22.8.07

Topic A

The concert music blogosphere continues to be focused on the ongoing discussion of what is roundly called the "decline" of concert music. (In fact, one could argue that this issue is the reason the concert music blogosphere is as robust as it is.) Here are some links to recent posts on the subject, mostly from familiar players in the discussion (a tip of the fedora to Lisa Hirsch):

Matthew Guerrieri
Marc Geelhoed
A. C. Douglas
Alex from Wellsung
Greg Sandow

It's not clear to me that concert music is in "decline" in any meaningful sense of the word. There is today more of the music available in more formats than ever before and some musical institutions are reporting record ticket sales for the coming season, even while others report lower sales. Most important, from my particular perspective, a thousand compositional flowers continue to bloom, despite ongoing style wars offensives from all points on the stylistic continuum.

If "decline" or even "death" is not the issue, what is?

In the (increasingly distant) past, concert music held a place at the center of intellectual/cultural life in the West. That is no longer the case, and hasn't been for a very long time, probably since the West nearly obliterated itself in the Second World War. In fact, as Alex Ross masterfully demonstrates in his forthcoming The Rest is Noise, the centrality of concert music (especially opera) to the Nazi horror triggered a cultural backlash that continues today. From the other end of the political spectrum came stylistic requirements imposed on composers under penalty of ostracism, disappearance, and sometimes death.
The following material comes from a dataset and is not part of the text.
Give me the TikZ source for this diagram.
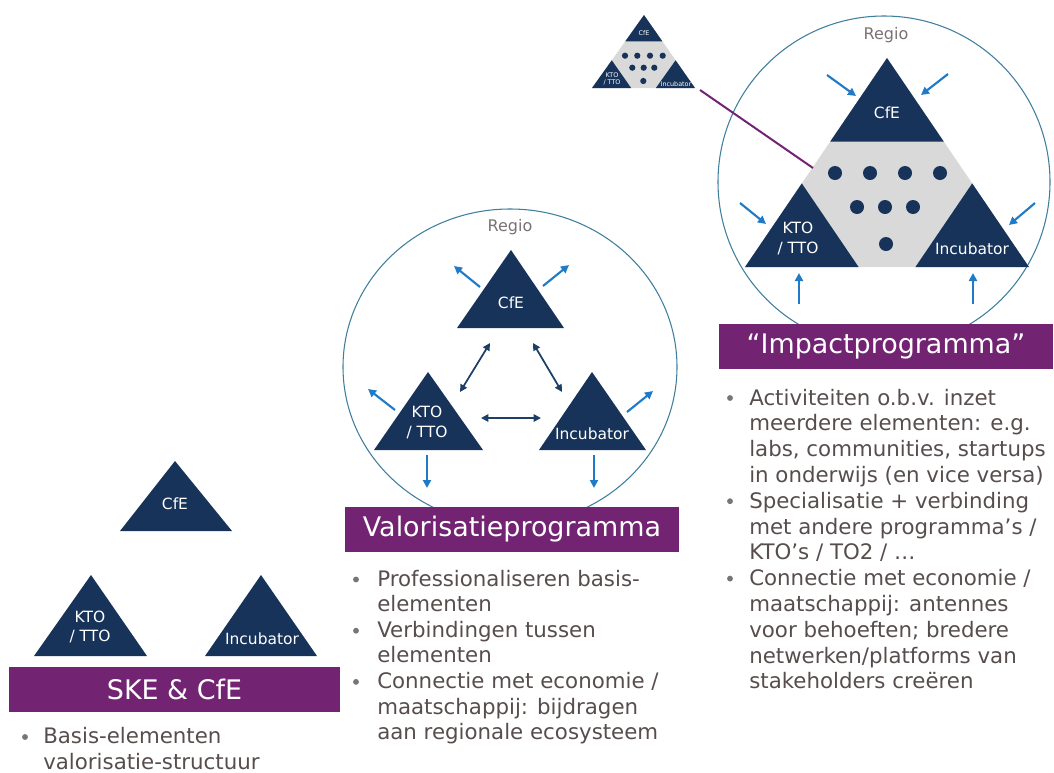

No such political strictures exist today, in part because music just isn't that important to the powers that be, though one could say that the part of the Composers' Union in the propaganda machineis now played by the Academy of Country Music and Clear Channel radio.

So it seems to me that the discussion is really about the place of concert music in our cultural and intellectual life is and what it should, or rather could be. I don't know the answers, but I do think it's an important conversation.